• **RECORDED INFORMATION**
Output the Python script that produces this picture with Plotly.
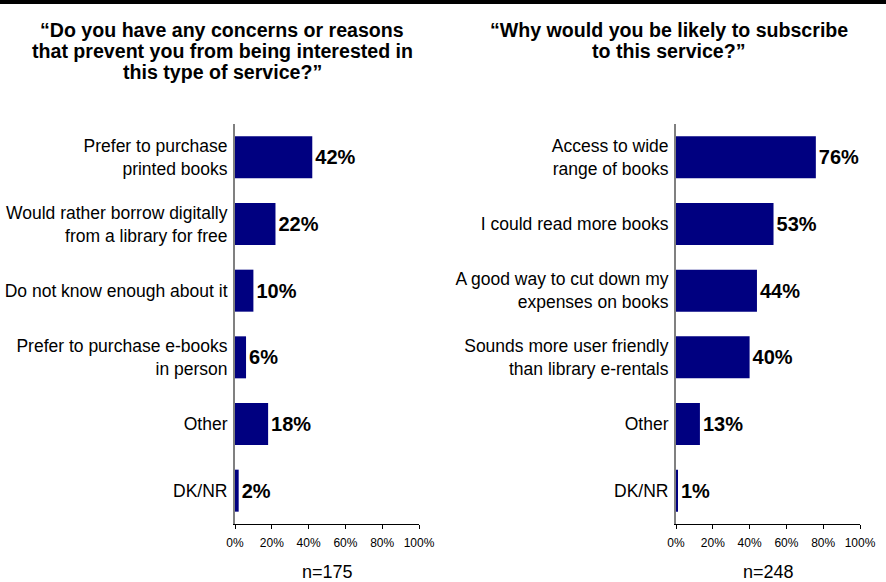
import plotly.graph_objects as go

# Survey responses: reasons against / reasons for subscribing
concern_labels = [
    "Prefer to purchase<br>printed books",
    "Would rather borrow digitally<br>from a library for free",
    "Do not know enough about it",
    "Prefer to purchase e-books<br>in person",
    "Other",
    "DK/NR",
]
concern_values = [42, 22, 10, 6, 18, 2]

reason_labels = [
    "Access to wide<br>range of books",
    "I could read more books",
    "A good way to cut down my<br>expenses on books",
    "Sounds more user friendly<br>than library e-rentals",
    "Other",
    "DK/NR",
]
reason_values = [76, 53, 44, 40, 13, 1]

left_title = [
    "\u201cDo you have any concerns or reasons",
    "that prevent you from being interested in",
    "this type of service?\u201d",
]
right_title = [
    "\u201cWhy would you be likely to subscribe",
    "to this service?\u201d",
]
left_n = "n=175"
right_n = "n=248"

tick_vals = [0, 20, 40, 60, 80, 100]
tick_text = ["0%", "20%", "40%", "60%", "80%", "100%"]

W, H = 886, 582
FONT = "Liberation Sans, Arial, sans-serif"
BAR = "#000080"


def px_x(p):
    return p / W


def px_y(p):
    return 1 - p / H


fig = go.Figure()

fig.add_trace(go.Bar(
    x=concern_values, y=concern_labels, orientation="h",
    marker=dict(color=BAR, line=dict(width=0)),
    text=[f"<b>{v}%</b>" for v in concern_values],
    textposition="outside", cliponaxis=False,
    textfont=dict(size=20, color="black", family=FONT),
    xaxis="x", yaxis="y", showlegend=False,
))
fig.add_trace(go.Bar(
    x=reason_values, y=reason_labels, orientation="h",
    marker=dict(color=BAR, line=dict(width=0)),
    text=[f"<b>{v}%</b>" for v in reason_values],
    textposition="outside", cliponaxis=False,
    textfont=dict(size=20, color="black", family=FONT),
    xaxis="x2", yaxis="y2", showlegend=False,
))

y_dom = [px_y(524), px_y(124)]

xcommon = dict(
    range=[0, 100], tickvals=tick_vals, ticktext=tick_text,
    ticks="outside", ticklen=4, tickcolor="black", tickwidth=1,
    ticklabelstandoff=4,
    showline=True, linecolor="black", linewidth=1,
    showgrid=False, zeroline=False, automargin=False,
    tickfont=dict(size=12, color="black", family=FONT),
    fixedrange=True,
)
ycommon = dict(
    type="category", autorange="reversed",
    showline=True, linecolor="#808080", linewidth=2,
    showgrid=False, zeroline=False, ticks="", automargin=False,
    ticklabelstandoff=2,
    tickfont=dict(size=17.5, color="black", family=FONT),
    domain=y_dom, fixedrange=True,
)

fig.update_layout(
    width=W, height=H, autosize=False,
    margin=dict(l=0, r=0, t=0, b=0, pad=0),
    paper_bgcolor="white", plot_bgcolor="white",
    font=dict(family=FONT, color="black"),
    bargap=0.37,
    xaxis=dict(domain=[px_x(235), px_x(419)], anchor="y", **xcommon),
    yaxis=dict(anchor="x", **ycommon),
    xaxis2=dict(domain=[px_x(676), px_x(860)], anchor="y2", **xcommon),
    yaxis2=dict(anchor="x2", **ycommon),
    showlegend=False,
)

# heavy rule across the top
fig.add_shape(type="rect", xref="paper", yref="paper",
              x0=0, x1=1, y0=px_y(4), y1=1,
              fillcolor="black", line=dict(width=0))

annotations = []
for i, line in enumerate(left_title):
    annotations.append(dict(
        x=px_x(222), y=px_y(30 + 21 * i), xref="paper", yref="paper",
        text=f"<b>{line}</b>", showarrow=False,
        xanchor="center", yanchor="middle",
        font=dict(size=19.6, color="black", family=FONT),
    ))
for i, line in enumerate(right_title):
    annotations.append(dict(
        x=px_x(669), y=px_y(30 + 21 * i), xref="paper", yref="paper",
        text=f"<b>{line}</b>", showarrow=False,
        xanchor="center", yanchor="middle",
        font=dict(size=19.6, color="black", family=FONT),
    ))
annotations.append(dict(
    x=px_x(327), y=px_y(572), xref="paper", yref="paper",
    text=left_n, showarrow=False, xanchor="center", yanchor="middle",
    font=dict(size=18, color="black", family=FONT),
))
annotations.append(dict(
    x=px_x(768), y=px_y(572), xref="paper", yref="paper",
    text=right_n, showarrow=False, xanchor="center", yanchor="middle",
    font=dict(size=18, color="black", family=FONT),
))
fig.update_layout(annotations=annotations)

fig.write_html("out.html", config={"displayModeBar": False})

• **PROBLEM STATEMENT**
From the listing above, collect each line in which the string "that" appears.

• **WORKED ANSWER**
Output the Python script that produces this picture with Plotly.
    "that prevent you from being interested in",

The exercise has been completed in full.